If you did mean o1, then, I'd use realtime 4o for TTS, and have it natively do the translation, as it will be unaffected by errors in transcription like you're facing now
Only thing missing (for me) is "emotion tokens" instead of forcing the entire generation to be with a specific emotion, as the generated voice is a bit too robotic otherwise.
The phone numbers were not naturally read at all. A human would have read a grouping of 123-456-789 like "123", "456", "789", but instead the model generated something like "123", "45", "6789". Listen to the RVSP example again and you'll know what I mean. The pacing is generally off for normal text too, but extra noticeable for the numbers.
My hunch would be that it's because of tokenization, but I wouldn't be able to say that's the issue for sure. Sounds like it though :)
Do you have link to your obsidian TTS plugin?

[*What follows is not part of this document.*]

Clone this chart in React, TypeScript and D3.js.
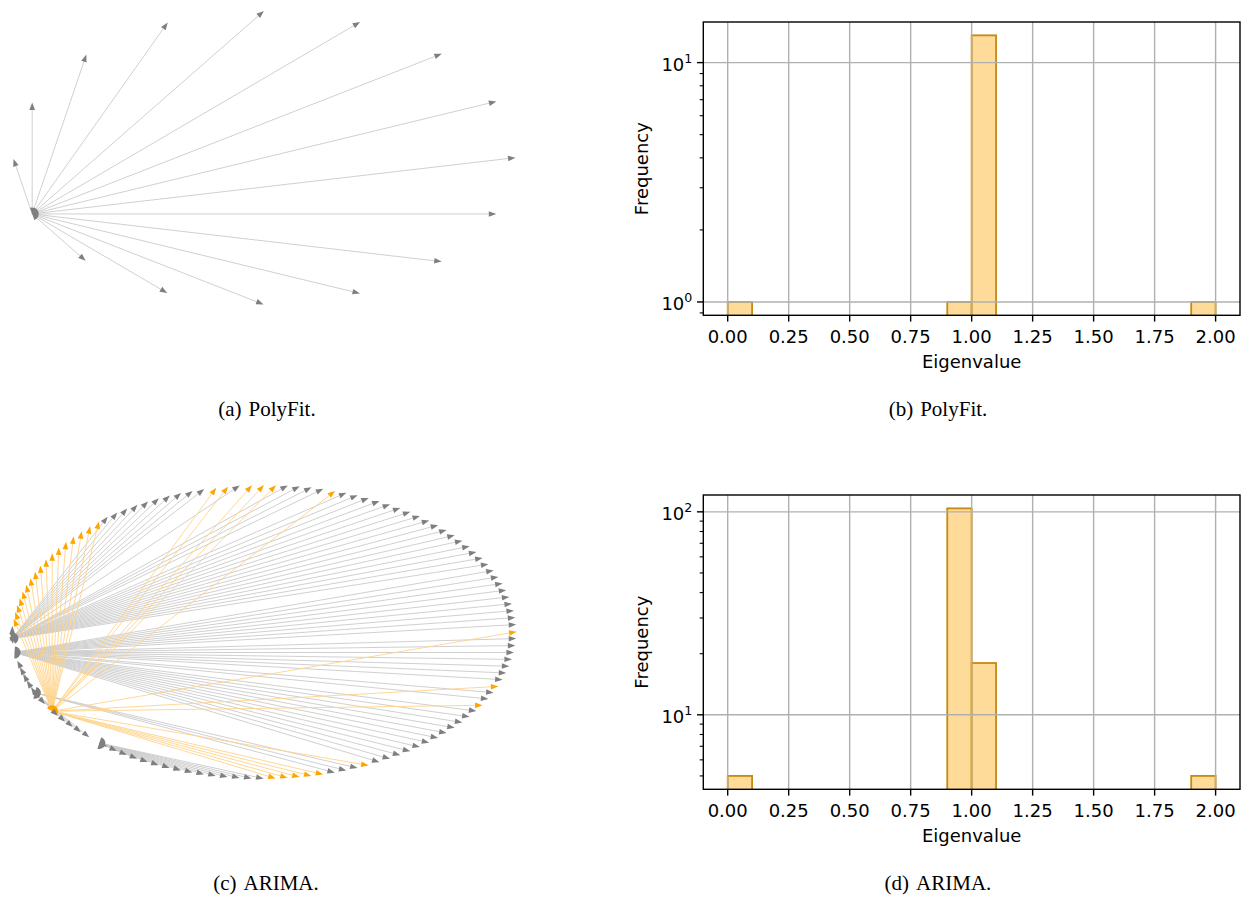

Yeah that's not gonna be realtime. It's really odd that we currently have two options, ViTS/Piper that runs at a ludicrous speed on a CPU and is kinda ok, and these slightly more natural versions a la StyleTTS2 that take 2 minutes to generate a sentence with CUDA acceleration.

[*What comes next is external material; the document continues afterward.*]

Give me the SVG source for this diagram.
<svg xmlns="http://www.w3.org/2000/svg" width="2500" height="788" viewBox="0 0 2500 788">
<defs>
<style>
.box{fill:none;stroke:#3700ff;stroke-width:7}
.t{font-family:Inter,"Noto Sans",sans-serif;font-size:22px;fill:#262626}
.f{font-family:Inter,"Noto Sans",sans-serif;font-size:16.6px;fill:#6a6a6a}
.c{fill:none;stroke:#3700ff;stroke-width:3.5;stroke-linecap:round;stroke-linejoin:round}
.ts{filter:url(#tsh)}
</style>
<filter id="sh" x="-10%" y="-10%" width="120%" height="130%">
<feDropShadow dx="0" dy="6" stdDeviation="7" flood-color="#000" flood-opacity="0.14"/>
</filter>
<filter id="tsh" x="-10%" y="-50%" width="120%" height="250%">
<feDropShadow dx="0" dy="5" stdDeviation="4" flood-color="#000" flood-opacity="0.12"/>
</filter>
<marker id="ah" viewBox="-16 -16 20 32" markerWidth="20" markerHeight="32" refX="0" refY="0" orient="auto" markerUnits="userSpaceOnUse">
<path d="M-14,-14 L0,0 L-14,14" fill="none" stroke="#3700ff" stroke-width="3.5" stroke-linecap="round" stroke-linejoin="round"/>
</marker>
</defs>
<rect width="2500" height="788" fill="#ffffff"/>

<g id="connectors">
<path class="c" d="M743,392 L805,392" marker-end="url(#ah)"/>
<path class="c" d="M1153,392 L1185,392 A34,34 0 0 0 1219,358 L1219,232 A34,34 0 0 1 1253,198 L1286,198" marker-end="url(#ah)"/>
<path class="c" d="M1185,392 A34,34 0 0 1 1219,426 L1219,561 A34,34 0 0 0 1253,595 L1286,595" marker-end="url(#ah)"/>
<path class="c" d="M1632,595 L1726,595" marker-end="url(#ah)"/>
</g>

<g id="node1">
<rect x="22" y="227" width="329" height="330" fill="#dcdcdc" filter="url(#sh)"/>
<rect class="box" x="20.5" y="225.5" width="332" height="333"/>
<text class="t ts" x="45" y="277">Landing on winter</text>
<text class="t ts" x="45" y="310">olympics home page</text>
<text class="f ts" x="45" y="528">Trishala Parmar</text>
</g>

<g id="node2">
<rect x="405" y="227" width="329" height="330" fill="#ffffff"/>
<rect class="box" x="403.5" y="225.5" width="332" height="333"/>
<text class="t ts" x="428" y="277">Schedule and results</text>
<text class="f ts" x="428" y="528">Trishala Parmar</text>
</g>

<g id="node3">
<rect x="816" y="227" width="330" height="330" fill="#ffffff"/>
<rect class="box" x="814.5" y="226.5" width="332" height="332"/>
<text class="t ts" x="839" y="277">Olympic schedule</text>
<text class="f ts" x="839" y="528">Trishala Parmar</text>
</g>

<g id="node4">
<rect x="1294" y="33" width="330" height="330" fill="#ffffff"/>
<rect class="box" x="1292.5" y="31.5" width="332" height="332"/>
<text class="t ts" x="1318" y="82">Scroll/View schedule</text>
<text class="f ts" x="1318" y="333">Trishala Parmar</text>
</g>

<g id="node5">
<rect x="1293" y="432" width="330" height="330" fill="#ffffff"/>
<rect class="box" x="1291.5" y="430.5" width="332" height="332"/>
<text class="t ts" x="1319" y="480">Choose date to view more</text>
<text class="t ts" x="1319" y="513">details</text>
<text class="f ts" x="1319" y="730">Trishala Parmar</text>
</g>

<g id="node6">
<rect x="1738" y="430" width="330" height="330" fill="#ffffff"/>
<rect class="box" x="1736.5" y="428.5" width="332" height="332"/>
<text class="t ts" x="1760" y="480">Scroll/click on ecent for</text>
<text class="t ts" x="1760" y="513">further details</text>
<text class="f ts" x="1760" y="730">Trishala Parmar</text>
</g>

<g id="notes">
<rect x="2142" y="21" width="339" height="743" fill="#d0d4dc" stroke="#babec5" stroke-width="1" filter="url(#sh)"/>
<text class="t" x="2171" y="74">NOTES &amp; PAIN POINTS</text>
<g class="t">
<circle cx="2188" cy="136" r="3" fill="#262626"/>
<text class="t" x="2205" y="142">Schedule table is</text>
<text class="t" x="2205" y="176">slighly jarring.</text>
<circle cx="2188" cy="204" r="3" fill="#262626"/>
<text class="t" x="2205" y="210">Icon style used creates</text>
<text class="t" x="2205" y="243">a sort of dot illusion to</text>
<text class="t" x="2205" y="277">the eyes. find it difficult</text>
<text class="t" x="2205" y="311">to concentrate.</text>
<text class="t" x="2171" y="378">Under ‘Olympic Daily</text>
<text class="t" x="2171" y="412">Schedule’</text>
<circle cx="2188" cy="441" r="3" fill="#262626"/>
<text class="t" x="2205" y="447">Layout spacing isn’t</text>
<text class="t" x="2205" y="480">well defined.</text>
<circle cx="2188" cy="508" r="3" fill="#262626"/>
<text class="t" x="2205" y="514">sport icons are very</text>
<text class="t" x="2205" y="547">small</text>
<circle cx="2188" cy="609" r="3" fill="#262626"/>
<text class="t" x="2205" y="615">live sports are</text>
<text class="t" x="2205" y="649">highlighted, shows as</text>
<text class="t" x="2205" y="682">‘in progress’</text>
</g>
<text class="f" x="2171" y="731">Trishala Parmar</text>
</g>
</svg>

Like, is there a middle ground? Maybe inverting one of the smaller whispers or something.
How does that end up in an announcement? Do people not notice, or not care? Or are they trying to show realistic mistakes?
Sonic can be run on a MacBook Pro. Our API sounds better, of course, since that's running the model on GPUs without any special tricks like quantization. But subjectively the on-device version is good quality and real-time, and it possesses all the capabilities of the larger model, such as voice cloning.
Our co-founders did a demo of the on-device capabilities on the No Priors podcast [2], if you're interested in checking it out for yourself. (I will caveat that this sounds quite a bit worse than if you heard it in person today, since this was an early alpha + it's a recording of the output from a MacBook Pro speaker.)
[1] https://cartesia.ai/sonic [2] https://youtu.be/neQbqOhp8w0?si=2n1i432r5fDG2tPO&t=1886
Very good voice cloning capability. Runs under 10G vram nvidia gpu.
I use OpenAI's voice models a lot and I have access to them all and I'm honestly more impressed with the ease at which one can conduct a conversation with this voice model.
Honestly, this feels like the first voice model I would pilot as a customer service rep in a hospitality setting.
In general, TTS APIs seem to run with much higher margins than LLMs from what I know.
However, it cannot be used for the same use case because it’s currently very slow, so real time usage is not yet possible with the current release code, in spite of the 0.15 RTF claimed in the paper.
Source: https://en.wikipedia.org/wiki/File:StatCounter-browser-ww-mo...
https://github.com/SYSTRAN/faster-whisper (speech-to-text) https://github.com/rhasspy/piper (text-to-speech)
I suppose it might be possible to do it with streaming very short segments, but I haven't seen any implementation with it that would allow for that, and with diffusion based models it doesn't even work conceptually either.
I believe verifying numbers up to at least 100000 should be a requirement for new TTS models.
No, the audio was OK or even good. The example seems to be an automated response from some system where a human has just placed an order. The order number is A123B567Z890X but if we want our system to "read back" the order number we apparently have to specially format the text. I suppose for the clarifying stuff "Alpha Bravo" that's a good idea, but separating digits and all those commas?